The teacher saw herself accused of racism by Amanda. She explained that she referred to Angélica as a good example to compare with Luan, precisely because he said at the beginning of the program, that “every black is a thief.”
The aggressive stance of Angélica in the house for many was seen as arrogant, or “ranting” as Bial said, eventually causing racist reactions of many viewers on social networks. On Tuesday, Folha (newspaper) reported that the nursing assistant’s family decided to take legal action against the comments.
“On Facebook, Twitter, Instagram, she’s called a monkey, preta (black) and mother insulted,” said Erick Castro, the participant’s brother.

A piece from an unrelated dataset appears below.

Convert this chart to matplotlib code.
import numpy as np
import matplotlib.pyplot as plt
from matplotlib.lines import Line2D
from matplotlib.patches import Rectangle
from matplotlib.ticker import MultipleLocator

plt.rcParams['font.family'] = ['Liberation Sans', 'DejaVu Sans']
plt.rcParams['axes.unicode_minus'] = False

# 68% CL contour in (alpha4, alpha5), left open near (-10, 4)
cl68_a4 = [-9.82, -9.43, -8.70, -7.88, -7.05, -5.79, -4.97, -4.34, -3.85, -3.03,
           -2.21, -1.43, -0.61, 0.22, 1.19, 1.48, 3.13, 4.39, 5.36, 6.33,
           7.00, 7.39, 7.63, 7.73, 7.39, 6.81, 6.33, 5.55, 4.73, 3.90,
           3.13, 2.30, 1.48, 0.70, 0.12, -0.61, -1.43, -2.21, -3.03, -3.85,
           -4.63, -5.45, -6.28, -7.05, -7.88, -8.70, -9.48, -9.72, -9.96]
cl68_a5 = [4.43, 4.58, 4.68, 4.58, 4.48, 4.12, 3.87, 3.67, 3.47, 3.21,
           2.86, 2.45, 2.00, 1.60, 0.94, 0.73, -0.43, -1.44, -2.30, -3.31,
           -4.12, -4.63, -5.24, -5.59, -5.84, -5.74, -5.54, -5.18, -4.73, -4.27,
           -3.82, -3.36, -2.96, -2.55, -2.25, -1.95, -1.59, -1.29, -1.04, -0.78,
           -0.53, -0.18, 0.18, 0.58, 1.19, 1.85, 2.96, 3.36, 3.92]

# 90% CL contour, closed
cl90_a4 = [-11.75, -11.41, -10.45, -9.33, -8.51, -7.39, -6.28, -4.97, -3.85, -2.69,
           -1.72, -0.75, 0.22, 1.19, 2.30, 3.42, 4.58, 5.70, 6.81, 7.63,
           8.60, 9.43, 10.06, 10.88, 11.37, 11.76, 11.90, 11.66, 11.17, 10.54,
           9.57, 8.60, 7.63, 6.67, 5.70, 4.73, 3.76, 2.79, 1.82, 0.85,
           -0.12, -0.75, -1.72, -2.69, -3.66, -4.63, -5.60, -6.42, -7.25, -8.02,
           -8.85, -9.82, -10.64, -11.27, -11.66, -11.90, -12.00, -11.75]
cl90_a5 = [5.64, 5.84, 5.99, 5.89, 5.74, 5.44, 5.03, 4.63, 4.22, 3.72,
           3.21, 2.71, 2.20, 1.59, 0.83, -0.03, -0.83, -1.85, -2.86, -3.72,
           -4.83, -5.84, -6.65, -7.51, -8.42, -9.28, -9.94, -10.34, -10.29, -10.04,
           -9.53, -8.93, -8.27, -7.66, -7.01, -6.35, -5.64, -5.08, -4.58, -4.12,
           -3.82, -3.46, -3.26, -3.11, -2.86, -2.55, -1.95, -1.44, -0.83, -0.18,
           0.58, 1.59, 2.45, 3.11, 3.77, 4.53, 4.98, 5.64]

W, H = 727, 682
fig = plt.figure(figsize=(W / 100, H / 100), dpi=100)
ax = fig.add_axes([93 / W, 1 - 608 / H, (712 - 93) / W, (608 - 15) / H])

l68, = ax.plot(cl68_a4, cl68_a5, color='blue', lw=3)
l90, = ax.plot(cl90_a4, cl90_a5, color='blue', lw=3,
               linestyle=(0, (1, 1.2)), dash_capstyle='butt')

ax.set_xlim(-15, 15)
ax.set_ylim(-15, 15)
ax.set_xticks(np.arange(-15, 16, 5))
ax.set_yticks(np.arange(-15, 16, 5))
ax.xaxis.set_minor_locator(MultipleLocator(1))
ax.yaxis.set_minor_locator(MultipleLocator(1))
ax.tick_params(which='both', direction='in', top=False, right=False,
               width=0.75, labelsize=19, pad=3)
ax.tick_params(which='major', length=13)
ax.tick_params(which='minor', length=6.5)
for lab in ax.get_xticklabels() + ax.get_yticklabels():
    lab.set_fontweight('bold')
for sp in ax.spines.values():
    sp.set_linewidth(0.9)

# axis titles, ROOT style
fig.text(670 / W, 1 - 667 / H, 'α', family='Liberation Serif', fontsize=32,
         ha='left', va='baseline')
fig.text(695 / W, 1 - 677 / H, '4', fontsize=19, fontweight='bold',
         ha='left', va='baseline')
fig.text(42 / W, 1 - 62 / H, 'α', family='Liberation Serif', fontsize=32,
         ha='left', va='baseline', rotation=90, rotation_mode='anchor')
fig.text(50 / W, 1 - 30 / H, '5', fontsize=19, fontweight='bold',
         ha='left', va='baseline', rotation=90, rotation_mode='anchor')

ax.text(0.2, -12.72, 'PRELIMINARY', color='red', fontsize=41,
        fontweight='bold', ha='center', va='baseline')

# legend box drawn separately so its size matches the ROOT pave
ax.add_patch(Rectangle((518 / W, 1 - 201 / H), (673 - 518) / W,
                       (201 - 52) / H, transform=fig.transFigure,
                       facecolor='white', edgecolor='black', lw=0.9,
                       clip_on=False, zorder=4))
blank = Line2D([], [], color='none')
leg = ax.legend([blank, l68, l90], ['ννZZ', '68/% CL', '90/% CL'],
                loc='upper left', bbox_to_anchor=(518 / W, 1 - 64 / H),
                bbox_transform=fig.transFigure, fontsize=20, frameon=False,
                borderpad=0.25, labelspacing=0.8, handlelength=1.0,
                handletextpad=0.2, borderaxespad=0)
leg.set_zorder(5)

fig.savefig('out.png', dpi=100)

Angélica left BBB15 (Big Brother Brasil 15) with 69% of votes. Unlike what he usually does after an elimination, host Pedro Bial first interviewed her mother, Carmen Ramos.

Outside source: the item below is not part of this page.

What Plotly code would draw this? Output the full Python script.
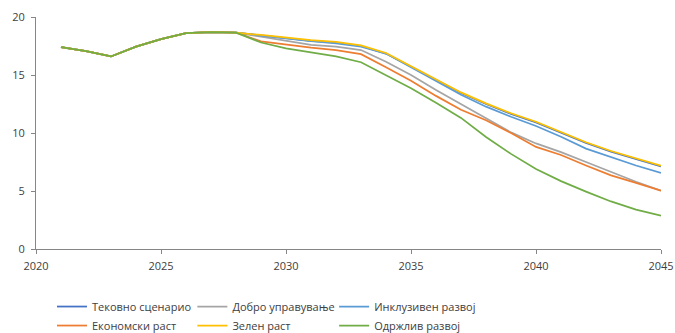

It was the cue for the host to stop the conversation immediately, “Lá dentro! Lá dentro!” (Inside Inside). And directing himself toward Angélica asked, “Could it be that you lack a bit of diplomacy?” And she: “No. This I am. I wouldn’t be someone else.”
Bial, in short, missed a great opportunity to address racism – a theme, moreover, that has been covered in another program that he leads, Na Moral. Angélica’s case shows the need to talk more – and openly – about it. Too bad there was no room late Tuesday night.

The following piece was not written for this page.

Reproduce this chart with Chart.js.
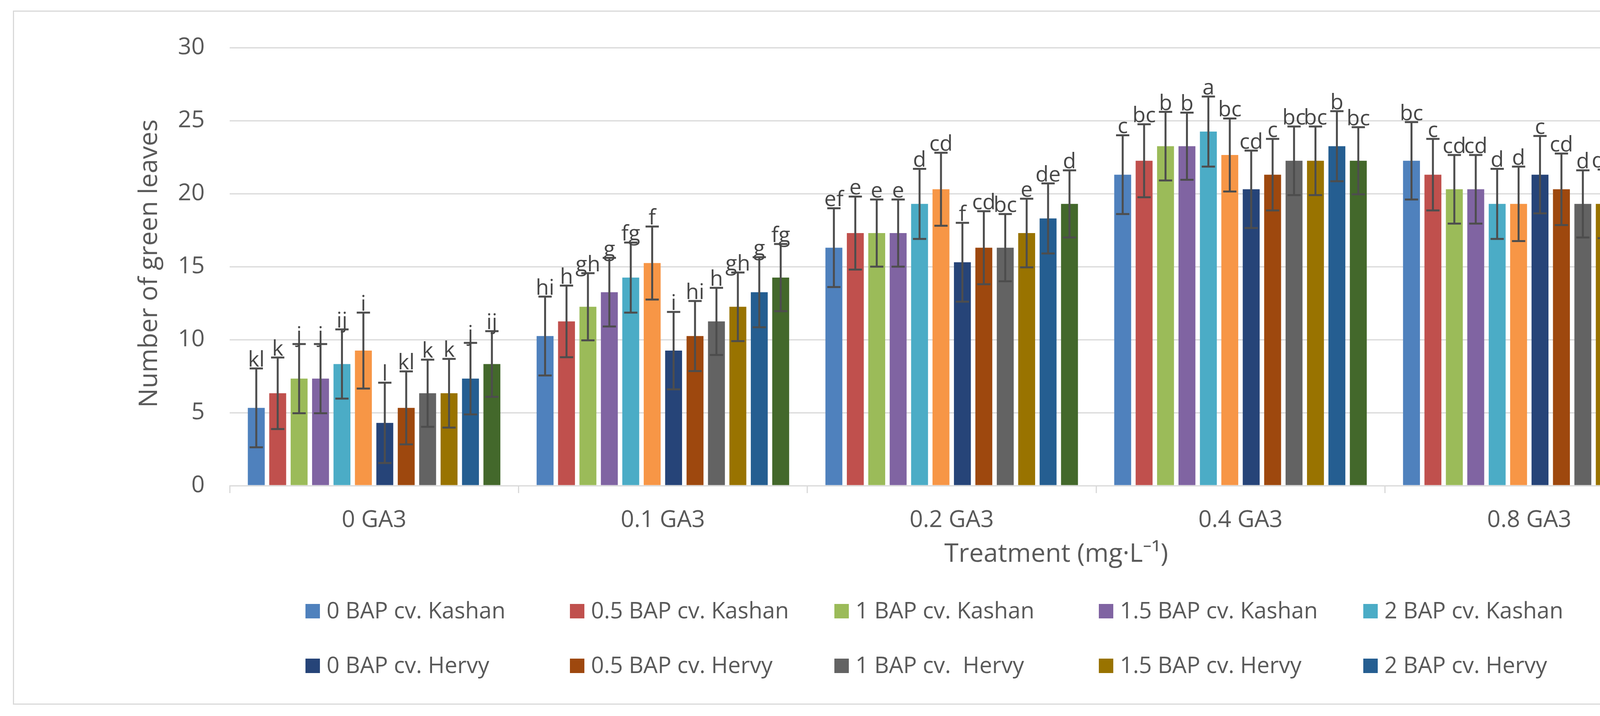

2. Ogun and Oxum are two distinct deities by nature within the Afro-Brazilian religion of Candomblé, but it’s very common within the cult of the Orixás to meet people (children of Orixás) with a head of Oxum with Ogun. Ogun is the fire, iron, hardness one is used to saying that Ogun is that which is immalleable (which can not bend), but with Oxum it’s totally different, because Oxum is water, sweet, calm, gentle, malleable, attractive, protector of children.
3. As we have seen over and over, the term macaca or macaco, meaning monkey, is the favored Brazilian manner of insulting Afro-Brazilians.